How do we map that disparity to the idea of good art? Does good art have to
match on only one criterion? Is there general agreement on which of the
criteria is principle in determining whether art is good? Or does it remain
relative to the observer (darn you Einstein), and the only value of
discussions like this is to explore different assumptions rather than
declaring one piece good and another bad?


> The way a person may feel should take back seat to the idea
> that maybe the audience should be made to feel the way they will.


Why, and for how long?

If, as an audience member, I suspend my own interpretation and response to a
performance in order to understand the purpose of the artist's presentation,
at what point am I permitted my own reaction? Having considered the artist's
intent (despite common critical theory that says author's intent is
irrelevent), how do I verify that intent--especially when so many of the
artists themselves say they're not responsible for the audience's
interpretation of that intent?

It feels like a catch-22 to me--if I don't appreciate the artist's intent
I'm being unfair, even if I think the artist's intent was weak, poorly
executed, trivial, irrelevant, or insulting. So essentially my only allowed
response is to simply admire the (unverified) intent of the presentation
with no further comment, because that's the only proof that I actually
recognize that intent.

Sort of like new music that can only prove its newness by essentially
rejecting the entirety of what went before, because to accept old music as
worthy is to deny the value or importance of new music.

That's part of the epiphany I had at that concert. As a music major at BYU
many years ago (vocal performance) I was required to attend all kinds of
performances, including composition recitals. I generally hated composition
recitals because new music composers so totally rejected the very
traditional music that I founded my performances on (I was an operatic
bass).

Their essential intent was to devalue the core of my own study. I didn't
appreciate that, and so I could not enjoy their recitals.

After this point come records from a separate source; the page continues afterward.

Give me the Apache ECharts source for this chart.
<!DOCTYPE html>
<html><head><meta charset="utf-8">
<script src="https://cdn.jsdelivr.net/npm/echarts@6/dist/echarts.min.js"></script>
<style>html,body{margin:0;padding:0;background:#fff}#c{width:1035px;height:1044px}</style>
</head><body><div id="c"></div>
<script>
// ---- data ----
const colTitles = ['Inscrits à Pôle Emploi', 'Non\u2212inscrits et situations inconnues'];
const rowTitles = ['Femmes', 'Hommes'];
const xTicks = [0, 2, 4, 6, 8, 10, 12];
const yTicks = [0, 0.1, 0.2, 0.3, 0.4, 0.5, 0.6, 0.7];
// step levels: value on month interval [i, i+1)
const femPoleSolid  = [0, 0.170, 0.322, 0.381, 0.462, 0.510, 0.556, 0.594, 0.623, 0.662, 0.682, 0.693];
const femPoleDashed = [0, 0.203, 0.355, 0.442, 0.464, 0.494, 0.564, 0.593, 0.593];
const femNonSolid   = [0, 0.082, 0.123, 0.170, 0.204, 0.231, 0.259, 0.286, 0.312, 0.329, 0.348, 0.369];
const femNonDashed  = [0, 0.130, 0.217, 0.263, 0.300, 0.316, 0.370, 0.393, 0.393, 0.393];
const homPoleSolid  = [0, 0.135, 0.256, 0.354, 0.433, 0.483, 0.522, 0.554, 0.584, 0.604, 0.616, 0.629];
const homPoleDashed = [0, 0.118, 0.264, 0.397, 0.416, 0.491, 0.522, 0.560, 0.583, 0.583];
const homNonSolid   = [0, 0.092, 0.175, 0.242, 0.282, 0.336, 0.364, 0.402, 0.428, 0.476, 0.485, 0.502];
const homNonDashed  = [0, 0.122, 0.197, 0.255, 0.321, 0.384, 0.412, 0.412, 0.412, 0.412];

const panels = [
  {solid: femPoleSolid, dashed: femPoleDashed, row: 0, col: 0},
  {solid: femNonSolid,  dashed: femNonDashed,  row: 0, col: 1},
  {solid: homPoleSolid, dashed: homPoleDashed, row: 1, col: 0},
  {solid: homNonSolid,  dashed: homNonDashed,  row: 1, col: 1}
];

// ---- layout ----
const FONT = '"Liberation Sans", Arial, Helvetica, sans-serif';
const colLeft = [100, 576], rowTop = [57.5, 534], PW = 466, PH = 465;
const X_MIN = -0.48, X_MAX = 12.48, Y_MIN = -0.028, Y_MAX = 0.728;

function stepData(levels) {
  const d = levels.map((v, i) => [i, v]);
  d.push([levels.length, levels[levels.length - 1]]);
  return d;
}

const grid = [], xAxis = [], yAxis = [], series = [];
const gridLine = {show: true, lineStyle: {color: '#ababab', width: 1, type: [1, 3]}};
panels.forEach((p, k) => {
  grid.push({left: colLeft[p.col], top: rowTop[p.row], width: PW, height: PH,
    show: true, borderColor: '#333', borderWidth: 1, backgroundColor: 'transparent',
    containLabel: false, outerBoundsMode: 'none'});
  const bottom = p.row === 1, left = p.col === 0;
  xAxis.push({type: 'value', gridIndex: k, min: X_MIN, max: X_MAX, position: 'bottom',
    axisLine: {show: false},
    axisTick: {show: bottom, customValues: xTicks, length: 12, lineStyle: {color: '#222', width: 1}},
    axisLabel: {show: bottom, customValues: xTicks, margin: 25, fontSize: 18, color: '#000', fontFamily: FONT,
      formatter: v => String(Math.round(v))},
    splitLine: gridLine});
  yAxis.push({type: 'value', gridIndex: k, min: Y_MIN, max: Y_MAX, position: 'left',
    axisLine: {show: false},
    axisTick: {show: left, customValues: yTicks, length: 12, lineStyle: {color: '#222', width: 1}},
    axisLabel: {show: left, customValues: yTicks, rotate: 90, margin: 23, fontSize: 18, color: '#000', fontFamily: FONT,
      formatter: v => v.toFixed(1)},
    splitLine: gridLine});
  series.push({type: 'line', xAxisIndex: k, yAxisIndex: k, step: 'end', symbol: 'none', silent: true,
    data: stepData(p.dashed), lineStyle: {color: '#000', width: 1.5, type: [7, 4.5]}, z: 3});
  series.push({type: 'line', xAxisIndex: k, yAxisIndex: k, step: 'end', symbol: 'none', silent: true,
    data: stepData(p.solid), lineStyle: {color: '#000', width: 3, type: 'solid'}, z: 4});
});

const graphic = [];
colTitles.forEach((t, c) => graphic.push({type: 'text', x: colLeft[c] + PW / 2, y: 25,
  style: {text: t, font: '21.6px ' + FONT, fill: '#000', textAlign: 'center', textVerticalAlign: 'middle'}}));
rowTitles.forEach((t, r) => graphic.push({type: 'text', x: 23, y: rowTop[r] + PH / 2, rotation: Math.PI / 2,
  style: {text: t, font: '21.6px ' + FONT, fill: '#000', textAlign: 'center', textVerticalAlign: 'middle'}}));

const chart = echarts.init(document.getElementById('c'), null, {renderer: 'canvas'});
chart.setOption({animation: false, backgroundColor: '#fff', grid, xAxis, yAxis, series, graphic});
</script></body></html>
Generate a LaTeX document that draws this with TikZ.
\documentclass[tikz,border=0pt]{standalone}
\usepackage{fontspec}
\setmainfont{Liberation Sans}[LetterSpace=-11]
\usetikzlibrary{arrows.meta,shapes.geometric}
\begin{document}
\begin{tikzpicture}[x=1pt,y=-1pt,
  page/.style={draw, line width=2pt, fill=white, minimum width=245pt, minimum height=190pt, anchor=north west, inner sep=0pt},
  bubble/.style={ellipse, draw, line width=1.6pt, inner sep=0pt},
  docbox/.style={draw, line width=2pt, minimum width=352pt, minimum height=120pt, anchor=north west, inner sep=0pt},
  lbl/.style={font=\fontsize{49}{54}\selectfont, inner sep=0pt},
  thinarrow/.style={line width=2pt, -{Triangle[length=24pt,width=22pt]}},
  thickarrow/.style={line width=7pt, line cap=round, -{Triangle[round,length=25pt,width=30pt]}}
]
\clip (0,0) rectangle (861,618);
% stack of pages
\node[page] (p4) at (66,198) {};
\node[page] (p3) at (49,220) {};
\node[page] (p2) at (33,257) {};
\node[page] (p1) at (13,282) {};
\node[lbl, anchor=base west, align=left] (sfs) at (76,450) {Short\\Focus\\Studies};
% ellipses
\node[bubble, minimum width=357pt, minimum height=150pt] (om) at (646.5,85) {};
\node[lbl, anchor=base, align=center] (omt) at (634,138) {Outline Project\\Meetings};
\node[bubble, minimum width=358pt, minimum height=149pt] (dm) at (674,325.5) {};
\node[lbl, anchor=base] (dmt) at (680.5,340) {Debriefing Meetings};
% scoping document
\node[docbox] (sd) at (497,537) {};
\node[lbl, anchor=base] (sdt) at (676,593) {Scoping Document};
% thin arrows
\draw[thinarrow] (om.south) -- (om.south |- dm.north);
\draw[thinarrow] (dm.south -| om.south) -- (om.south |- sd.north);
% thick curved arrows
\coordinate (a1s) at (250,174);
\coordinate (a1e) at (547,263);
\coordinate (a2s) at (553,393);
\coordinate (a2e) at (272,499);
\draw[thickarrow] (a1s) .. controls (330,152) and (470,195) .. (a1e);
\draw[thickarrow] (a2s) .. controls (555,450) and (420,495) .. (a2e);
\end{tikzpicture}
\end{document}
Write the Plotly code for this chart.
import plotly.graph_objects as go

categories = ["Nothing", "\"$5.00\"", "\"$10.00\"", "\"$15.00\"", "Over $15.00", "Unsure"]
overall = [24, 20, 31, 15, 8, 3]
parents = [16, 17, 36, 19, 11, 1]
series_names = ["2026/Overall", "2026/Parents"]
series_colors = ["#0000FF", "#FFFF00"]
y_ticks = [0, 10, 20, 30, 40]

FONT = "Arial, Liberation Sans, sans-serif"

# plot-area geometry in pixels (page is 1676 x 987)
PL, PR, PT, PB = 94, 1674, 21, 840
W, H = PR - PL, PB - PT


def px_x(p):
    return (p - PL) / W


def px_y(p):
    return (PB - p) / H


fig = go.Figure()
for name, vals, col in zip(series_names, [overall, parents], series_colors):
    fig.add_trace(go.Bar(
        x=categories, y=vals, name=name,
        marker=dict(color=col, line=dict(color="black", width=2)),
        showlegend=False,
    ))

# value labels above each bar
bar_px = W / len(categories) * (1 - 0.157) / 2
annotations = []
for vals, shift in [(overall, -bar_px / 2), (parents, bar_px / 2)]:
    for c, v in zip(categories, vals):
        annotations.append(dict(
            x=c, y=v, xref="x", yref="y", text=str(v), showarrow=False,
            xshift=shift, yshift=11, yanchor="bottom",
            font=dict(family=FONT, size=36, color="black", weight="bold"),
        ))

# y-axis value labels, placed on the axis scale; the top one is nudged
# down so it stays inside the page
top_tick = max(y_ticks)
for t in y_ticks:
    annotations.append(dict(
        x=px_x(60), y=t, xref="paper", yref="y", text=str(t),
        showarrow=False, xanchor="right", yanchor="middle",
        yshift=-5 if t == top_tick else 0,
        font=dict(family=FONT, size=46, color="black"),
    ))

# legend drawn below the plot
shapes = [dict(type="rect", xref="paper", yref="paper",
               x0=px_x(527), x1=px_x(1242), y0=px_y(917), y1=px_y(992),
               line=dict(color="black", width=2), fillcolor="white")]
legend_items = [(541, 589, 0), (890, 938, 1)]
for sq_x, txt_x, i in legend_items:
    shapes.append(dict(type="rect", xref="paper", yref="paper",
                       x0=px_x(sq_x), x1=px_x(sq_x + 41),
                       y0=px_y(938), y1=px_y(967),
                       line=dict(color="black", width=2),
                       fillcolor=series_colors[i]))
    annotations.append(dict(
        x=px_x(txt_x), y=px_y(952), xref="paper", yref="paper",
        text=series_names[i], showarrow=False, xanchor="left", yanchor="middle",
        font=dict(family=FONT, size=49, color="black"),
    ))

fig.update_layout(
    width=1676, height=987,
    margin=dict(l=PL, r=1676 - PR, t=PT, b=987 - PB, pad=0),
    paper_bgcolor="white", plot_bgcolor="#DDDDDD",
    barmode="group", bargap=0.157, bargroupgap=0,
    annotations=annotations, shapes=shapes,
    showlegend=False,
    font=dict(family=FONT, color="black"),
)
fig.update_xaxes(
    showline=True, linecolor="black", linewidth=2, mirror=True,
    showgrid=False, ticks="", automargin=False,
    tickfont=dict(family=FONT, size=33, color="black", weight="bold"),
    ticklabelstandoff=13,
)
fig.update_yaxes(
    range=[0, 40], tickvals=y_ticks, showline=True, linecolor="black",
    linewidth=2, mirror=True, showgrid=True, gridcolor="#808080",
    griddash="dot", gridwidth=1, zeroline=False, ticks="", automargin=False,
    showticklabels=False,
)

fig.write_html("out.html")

Twenty five years later I no longer identify myself as a performer of
traditional music, and as such I have room to appreciate the performers'
technique and musicianship more. I have a greater understanding of both the
intellectual and artistic foundations of both old and new music, so I can
admire the composer's application of technique and theory to their work more
now than I could then.

But I still don't like the vast majority of new music. Admire it in many
ways--absolutely. But it doesn't engage me and I won't say it does. Which of
course proves that I don't really understand new music or I would love it
the same way its composers do. Proof that my mind is too mundane and my
esthetic too ossified to reach beyond myself. Proof that I just don't get
it, and thus should shut up and sit down.

Catch-22. And a huge load of nonsense to boot.

I recognize more than I like, and I admire more than I am moved by. And
despite that recognition and even admiration, I just don't like an awful lot
of what's presented to me as art. Intent is not enough; technique is not
enough. I want engagement and even resonance, and that often has nothing
whatsoever to do with either intent or technique.

I love dissonance--it adds tension and interest to a piece and creates both
intellectual and emotional engagement. But dissonance works because it's
different from the resonance that surrounds it. But like salt in a stew, too
much ruins the positive effect and makes it so much fodder for the compost
heap.

Where's the middle ground for discussion in that? When do I get to reject
the stew as too salty without being declaimed as inartistic for not
appreciating the positive benefits of salt?